Bookkeeper for the Black Panther Party, killed in 1974 in California, USA

Betty Louise Van Patter (née Floyd; October 12, 1929 - c. December 13, 1974) was a bookkeeper for the Black Panther Party, although she herself was white. Van Patter was murdered, a crime which remains unsolved.

==Biography==
Van Patter worked as a bookkeeper for Ramparts magazine, and was introduced in 1974 to Panther leader Elaine Brown by the magazine's co-editor, David Horowitz, who had created the Educational Opportunities Commission for the Panthers. He suggested Van Patter as bookkeeper for the commission, and Brown hired her in June 1974. Van Patter went missing on December 13, 1974. On January 20 of the following year, her severely beaten corpse was found floating in San Francisco Bay.
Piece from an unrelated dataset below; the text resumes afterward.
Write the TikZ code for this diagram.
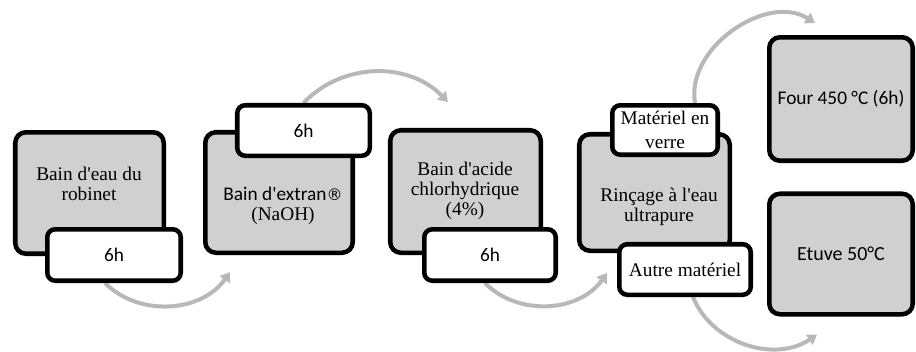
\documentclass[tikz,border=0pt]{standalone}
\usepackage{fontspec}
\setmainfont{Liberation Serif}
\newfontfamily\calibri{Carlito}
\newfontfamily\symb{DejaVu Sans}
\usetikzlibrary{arrows.meta,backgrounds}
\definecolor{grisfond}{RGB}{208,208,208}
\definecolor{grisfleche}{RGB}{184,184,184}
\newcommand\apos{\textquotesingle}
\begin{document}
\begin{tikzpicture}[x=0.75pt,y=-0.75pt,
  grisbox/.style={draw,line width=3.4pt,rounded corners=8pt,fill=grisfond,align=center,font=\calibri\fontsize{14.5}{16}\selectfont},
  blancbox/.style={draw,line width=3.4pt,rounded corners=6pt,fill=white,align=center,font=\calibri\fontsize{14.5}{16}\selectfont},
  serif/.style={align=center,font=\rmfamily\fontsize{14.5}{15}\selectfont},
  fleche/.style={draw=grisfleche,line width=3pt,-{Triangle[length=7pt,width=9pt]}}]
\useasboundingbox (0,0) rectangle (916,351);
\node[grisbox,minimum width=111.4pt,minimum height=91.1pt](b1) at (89.5,193) {};
\node[grisbox,minimum width=110.6pt,minimum height=90.4pt](b2) at (279,192.5) {};
\node[grisbox,minimum width=112.9pt,minimum height=91.9pt](b3) at (465.5,191.5) {};
\node[grisbox,minimum width=112.9pt,minimum height=87.4pt](b4) at (654.5,192.5) {};
\node[grisbox,minimum width=107.6pt,minimum height=92.6pt](b5) at (841,99) {Four 450 °C (6h)};
\node[grisbox,font=\calibri\fontsize{15}{17}\selectfont,minimum width=107.6pt,minimum height=90.4pt](b6) at (841,254) {Etuve 50°C};
\node[serif](t1) at (89,184) {Bain d\apos eau du\\robinet};
\node[serif](t2) at (283,206) {{\calibri\fontsize{14.5}{15}\selectfont Bain d\apos extran{\symb\fontsize{12}{15}\selectfont ®}}\\(NaOH)};
\node[serif](t3) at (465,191) {Bain d\apos acide\\chlorhydrique\\(4\%)};
\node[serif](t4) at (659,207) {Rinçage à l\apos eau\\ultrapure};
\node[blancbox,minimum width=100.1pt,minimum height=38.6pt](w1) at (114,255) {6h};
\node[blancbox,minimum width=99.4pt,minimum height=37.9pt](w2) at (303.5,130.5) {6h};
\node[blancbox,minimum width=98.6pt,minimum height=38.6pt](w3) at (490,255) {6h};
\node[blancbox,serif,font=\rmfamily\fontsize{14.5}{18}\selectfont,minimum width=79.1pt,minimum height=37.1pt](w4a) at (665,130) {Matériel en\\verre};
\node[blancbox,serif,minimum width=98.6pt,minimum height=37.9pt](w4b) at (685,269.5) {Autre matériel};
\begin{scope}[on background layer]
\draw[fleche] ([shift={(-9,0)}]w1.south) to[bend right=50] ([shift={(27,17)}]b2.south west);
\draw[fleche] (w2.north) to[bend left=46] ([shift={(60,-26)}]b3.north west);
\draw[fleche] ([shift={(-5,0)}]w3.south) to[bend right=50] ([shift={(30,20)}]b4.south west);
\draw[fleche] ([shift={(30,0)}]w4a.north) to[bend left=66] ([shift={(48,-12)}]b5.north west);
\draw[fleche] ([shift={(8,0)}]w4b.south) to[bend right=51] ([shift={(50,18)}]b6.south west);
\end{scope}
\end{tikzpicture}
\end{document}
Van Patter discovered major discrepancies in how the party managed its finances and warned that they were facing major tax problems. Elaine Brown wrote in her 1993 memoir, A Taste of Power, that she fired Van Patter after telling her to "cease her interrogations" and Van Patter refused. “Our accountants and tax lawyers could hold off the IRS,” Brown wrote. “It was for the party to keep our affairs in order. Betty Van Patter was showing herself useless in that endeavor, her nose in our business more than our books.”

There was insufficient evidence for police to charge anyone with Van Patter's death, but the Black Panther Party was "almost universally believed to be responsible," wrote journalist Frank Browning in 1987. Ken Kelley, a former associate of Huey P. Newton, claimed in 1989 that Newton told him that he had ordered Van Patter's murder, and that she had been tortured and raped before being killed. Christopher Hitchens wrote in the Los Angeles Times in 2003 that: "There is no doubt now, and there was precious little then, of the Panther leadership's complicity in this revolting crime."